U can set the value of `requires_grad` when creating a tensor, or later by using `x.requires_grad_(True)` methos.

In [4]:
print(f"Gradient function for z = {z.grad_fn}")
print(f"Gradient function for loss = {loss.grad_fn}")

Gradient function for z = <AddBackward0 object at 0x000001DA6DB05C10>
Gradient function for loss = <BinaryCrossEntropyWithLogitsBackward0 object at 0x000001DA6DAF7CD0>


# Computing Gradients
We call `loss.backward()` to compute the gradients.


In [5]:
print(w.grad)

None


In [6]:
loss.backward()
print(w.grad)
print(b.grad)

tensor([[0.1400, 0.3240, 0.0067],
        [0.1400, 0.3240, 0.0067],
        [0.1400, 0.3240, 0.0067],
        [0.1400, 0.3240, 0.0067],
        [0.1400, 0.3240, 0.0067]])
tensor([0.1400, 0.3240, 0.0067])


In [None]:
# compute gradient twice
loss.backward()
print(w.grad)
# output : RuntimeError: Trying to backward through the graph a second time

RuntimeError: Trying to backward through the graph a second time (or directly access saved tensors after they have already been freed). Saved intermediate values of the graph are freed when you call .backward() or autograd.grad(). Specify retain_graph=True if you need to backward through the graph a second time or if you need to access saved tensors after calling backward.

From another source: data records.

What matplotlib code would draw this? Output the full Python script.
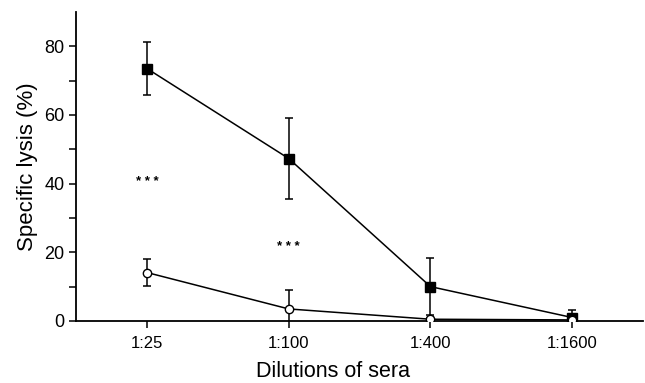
import matplotlib
matplotlib.use("Agg")
import matplotlib.pyplot as plt
import numpy as np

plt.rcParams['font.family'] = ['Liberation Sans', 'DejaVu Sans']

dilutions = ["1:25", "1:100", "1:400", "1:1600"]
immune = [73.5, 47.3, 10.0, 1.0]
immune_err = [7.8, 11.7, 8.3, 2.2]
control = [14.1, 3.5, 0.5, 0.3]
control_err = [3.9, 5.5, 0.5, 0.5]
sig_labels = ["* * *", "* * *"]
sig_y = [40.5, 21.5]

fig = plt.figure(figsize=(6.45, 3.83), dpi=100)
ax = fig.add_axes([0.118, 0.162, 0.879, 0.807])
x = np.arange(len(dilutions))

ax.errorbar(x, immune, yerr=immune_err, fmt='-s', color='black', mfc='black',
            markersize=6.5, linewidth=1.1, elinewidth=1.1, capsize=3, capthick=1.1, zorder=3)
ax.errorbar(x, control, yerr=control_err, fmt='-o', color='black', mfc='white',
            markersize=6, linewidth=1.1, elinewidth=1.1, capsize=3, capthick=1.1, zorder=3)

for xi, lab, yv in zip(x[:2], sig_labels, sig_y):
    ax.text(xi, yv, lab, ha='center', va='center', fontsize=9.5, fontweight='bold')

ax.set_xlim(-0.5, 3.5)
ax.set_ylim(0, 90)
ax.set_xticks(x)
ax.set_xticklabels(dilutions, fontsize=12)
ax.set_yticks([0, 20, 40, 60, 80])
ax.set_yticks([10, 30, 50, 70], minor=True)
ax.tick_params(axis='y', which='both', direction='out', length=5, width=1.1, labelsize=13)
ax.tick_params(axis='x', direction='out', length=5, width=1.1, pad=6)
for s in ['top', 'right']:
    ax.spines[s].set_visible(False)
for s in ['left', 'bottom']:
    ax.spines[s].set_linewidth(1.3)
ax.set_ylabel("Specific lysis (%)", fontsize=16)
ax.yaxis.set_label_coords(-0.068, 0.5)
ax.set_xlabel("Dilutions of sera", fontsize=15.5)
ax.xaxis.set_label_coords(0.453, -0.128)

fig.savefig("out.png", dpi=100)
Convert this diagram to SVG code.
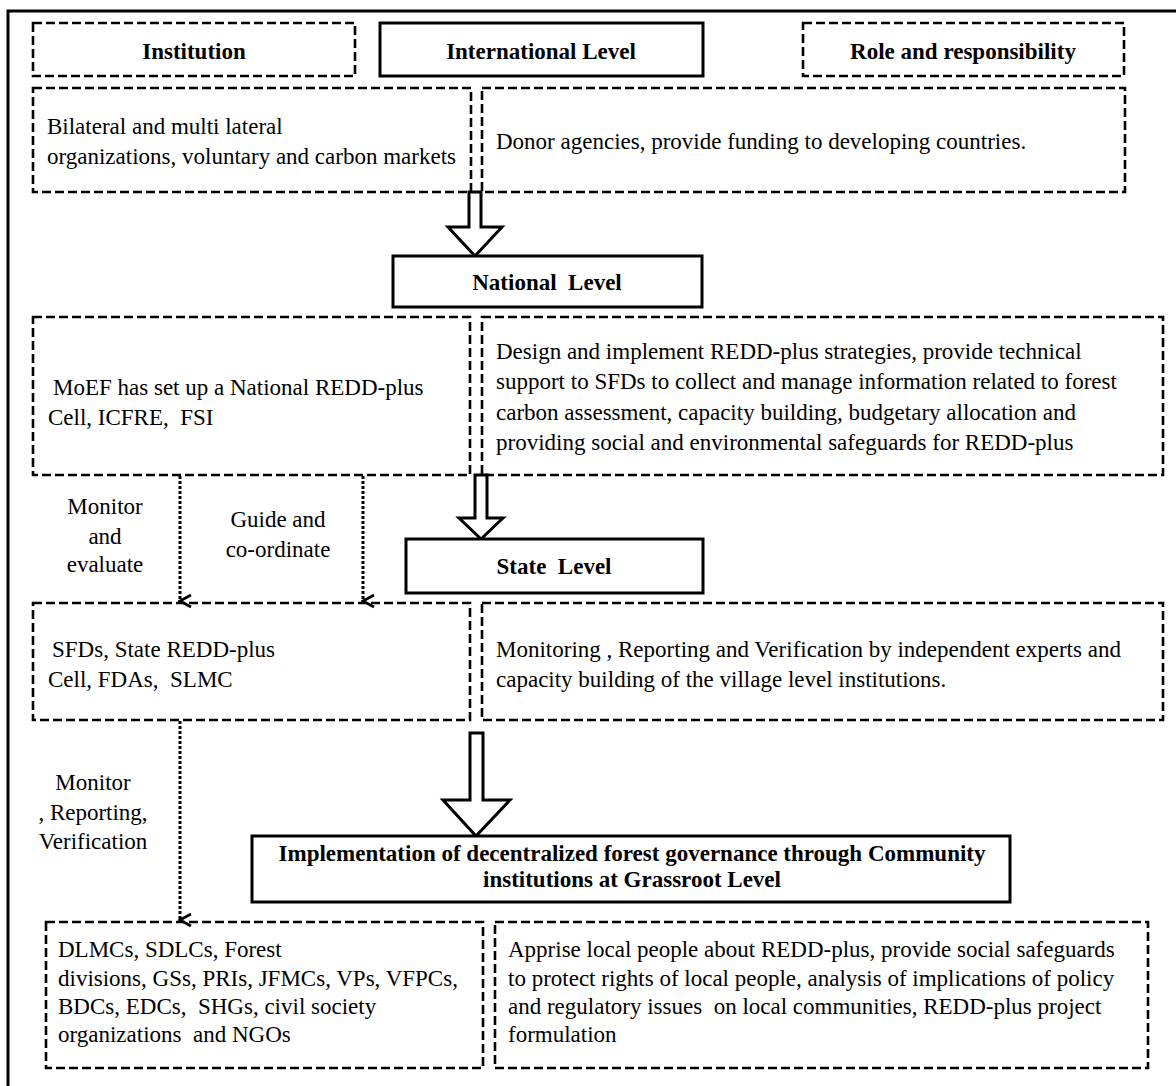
<svg xmlns="http://www.w3.org/2000/svg" width="1176" height="1086" viewBox="0 0 1176 1086">
<defs>
<style>
.dash{fill:none;stroke:#000;stroke-width:2.6;stroke-dasharray:9 4}
.solid{fill:#fff;stroke:#000;stroke-width:3}
.t{font-family:"Liberation Serif","Times New Roman",serif;font-size:23px;fill:#000}
.h{font-family:"Liberation Serif","Times New Roman",serif;font-size:23px;font-weight:bold;fill:#000}
.c{text-anchor:middle}
.dot{fill:none;stroke:#000;stroke-width:3;stroke-dasharray:3 2}
.blk{fill:#fff;stroke:#000;stroke-width:3;stroke-linejoin:miter}
</style>
<marker id="v" viewBox="0 0 16 16" refX="8" refY="14" markerWidth="16" markerHeight="16" markerUnits="userSpaceOnUse" orient="auto-start-reverse">
<path d="M2,3 L8,14 L14,3" fill="none" stroke="#000" stroke-width="2.6"/>
</marker>
</defs>
<rect x="0" y="0" width="1176" height="1086" fill="#fff"/>
<rect x="8" y="11" width="1200" height="1100" fill="none" stroke="#000" stroke-width="3"/>

<g id="connectors">
<path class="blk" d="M469,192 L481,192 L481,227 L502,227 L475,256 L448,227 L469,227 Z"/>
<path class="blk" d="M475,475 L487,475 L487,518 L503,518 L481,539 L459,518 L475,518 Z"/>
<path class="blk" d="M470,733 L483,733 L483,800 L510,800 L476,836 L443,800 L470,800 Z"/>
<line class="dot" x1="180" y1="476" x2="180" y2="601" marker-end="url(#v)"/>
<line class="dot" x1="363" y1="476" x2="363" y2="601" marker-end="url(#v)"/>
<line class="dot" x1="180" y1="721" x2="180" y2="920" marker-end="url(#v)"/>
</g>

<g id="institution-header">
<rect class="dash" x="33" y="23" width="322" height="53"/>
<text class="h c" x="194" y="59">Institution</text>
</g>
<g id="international-level">
<rect class="solid" x="380" y="23" width="323" height="53"/>
<text class="h c" x="541" y="59">International Level</text>
</g>
<g id="role-header">
<rect class="dash" x="803" y="23" width="321" height="53"/>
<text class="h c" x="963" y="59">Role and responsibility</text>
</g>

<g id="intl-institution">
<rect class="dash" x="33" y="88" width="438" height="104"/>
<text class="t" x="47" y="134">Bilateral and multi lateral</text>
<text class="t" x="47" y="164">organizations, voluntary and carbon markets</text>
</g>
<g id="intl-role">
<rect class="dash" x="482" y="88" width="643" height="104"/>
<text class="t" x="496" y="149">Donor agencies, provide funding to developing countries.</text>
</g>

<g id="national-level">
<rect class="solid" x="393" y="256" width="309" height="51"/>
<text class="h c" x="547" y="290" xml:space="preserve">National  Level</text>
</g>

<g id="national-institution">
<rect class="dash" x="33" y="317" width="437" height="158"/>
<text class="t" x="53" y="395">MoEF has set up a National REDD-plus</text>
<text class="t" x="48" y="425" xml:space="preserve">Cell, ICFRE,  FSI</text>
</g>
<g id="national-role">
<rect class="dash" x="482" y="317" width="681" height="158"/>
<text class="t" x="496" y="359">Design and implement REDD-plus strategies, provide technical</text>
<text class="t" x="496" y="389">support to SFDs to collect and manage information related to forest</text>
<text class="t" x="496" y="420">carbon assessment, capacity building, budgetary allocation and</text>
<text class="t" x="496" y="450">providing social and environmental safeguards for REDD-plus</text>
</g>

<g id="label-monitor-evaluate">
<text class="t c" x="105" y="514">Monitor</text>
<text class="t c" x="105" y="544">and</text>
<text class="t c" x="105" y="572">evaluate</text>
</g>
<g id="label-guide">
<text class="t c" x="278" y="527">Guide and</text>
<text class="t c" x="278" y="557">co-ordinate</text>
</g>

<g id="state-level">
<rect class="solid" x="406" y="539" width="297" height="54"/>
<text class="h c" x="554" y="574" xml:space="preserve">State  Level</text>
</g>

<g id="state-institution">
<rect class="dash" x="33" y="603" width="437" height="117"/>
<text class="t" x="52" y="657">SFDs, State REDD-plus</text>
<text class="t" x="48" y="687" xml:space="preserve">Cell, FDAs,  SLMC</text>
</g>
<g id="state-role">
<rect class="dash" x="482" y="603" width="681" height="117"/>
<text class="t" x="496" y="657">Monitoring , Reporting and Verification by independent experts and</text>
<text class="t" x="496" y="687">capacity building of the village level institutions.</text>
</g>

<g id="label-mrv">
<text class="t c" x="93" y="790">Monitor</text>
<text class="t c" x="93" y="820">, Reporting,</text>
<text class="t c" x="93" y="849">Verification</text>
</g>

<g id="grassroot-level">
<rect class="solid" x="252" y="836" width="758" height="66"/>
<text class="h c" x="632" y="861">Implementation of decentralized forest governance through Community</text>
<text class="h c" x="632" y="887">institutions at Grassroot Level</text>
</g>

<g id="grassroot-institution">
<rect class="dash" x="46" y="922" width="437" height="146"/>
<text class="t" x="58" y="957">DLMCs, SDLCs, Forest</text>
<text class="t" x="58" y="986">divisions, GSs, PRIs, JFMCs, VPs, VFPCs,</text>
<text class="t" x="58" y="1014" xml:space="preserve">BDCs, EDCs,  SHGs, civil society</text>
<text class="t" x="58" y="1042" xml:space="preserve">organizations  and NGOs</text>
</g>
<g id="grassroot-role">
<rect class="dash" x="495" y="922" width="653" height="146"/>
<text class="t" x="508" y="957">Apprise local people about REDD-plus, provide social safeguards</text>
<text class="t" x="508" y="986">to protect rights of local people, analysis of implications of policy</text>
<text class="t" x="508" y="1014" xml:space="preserve">and regulatory issues  on local communities, REDD-plus project</text>
<text class="t" x="508" y="1042">formulation</text>
</g>
</svg>
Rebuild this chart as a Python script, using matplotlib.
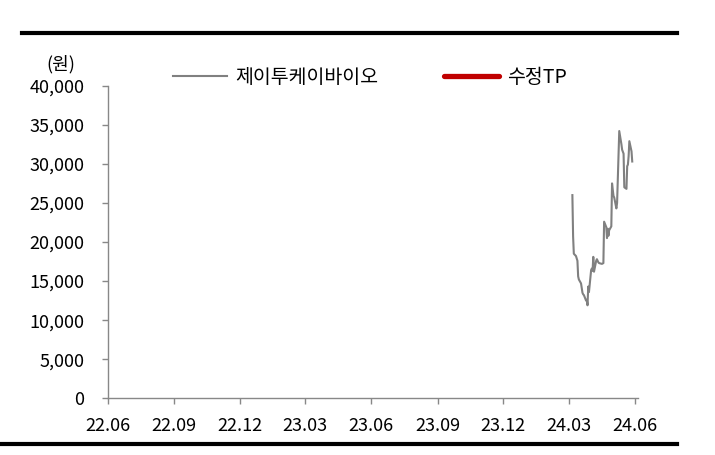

# Disabling Gradient Tracking 
Sometimes, we'll needn't to compute gradient, i.e. we only want to do *forward* computations through the network. 

We can stop tracking computations by surrounding our computation code with `torch.no_grad()` block.

In [8]:
z = x @ w + b 
print(z.requires_grad)

with torch.no_grad():
    z = x @ w + b 
print(z.requires_grad)

True
False


Another way to achieve the same result is, to use the `detach()` method on the tensor:

In [10]:
z = torch.matmul(x, w ) + b 
z_det = z.detach()
print(z_det.requires_grad) 

False


# when we should disable gradient tracking:

- To mark some parameters in u neural network as **frozen parameters** (Fine-Tune)
- To **speed up computations**, when u are only doing forward pass, because computations on tensors that do not track gradients would be more efficient.

# More on Computational Graphs
**Note**
After eache `.backward()` call, autograd starts populating a new graph.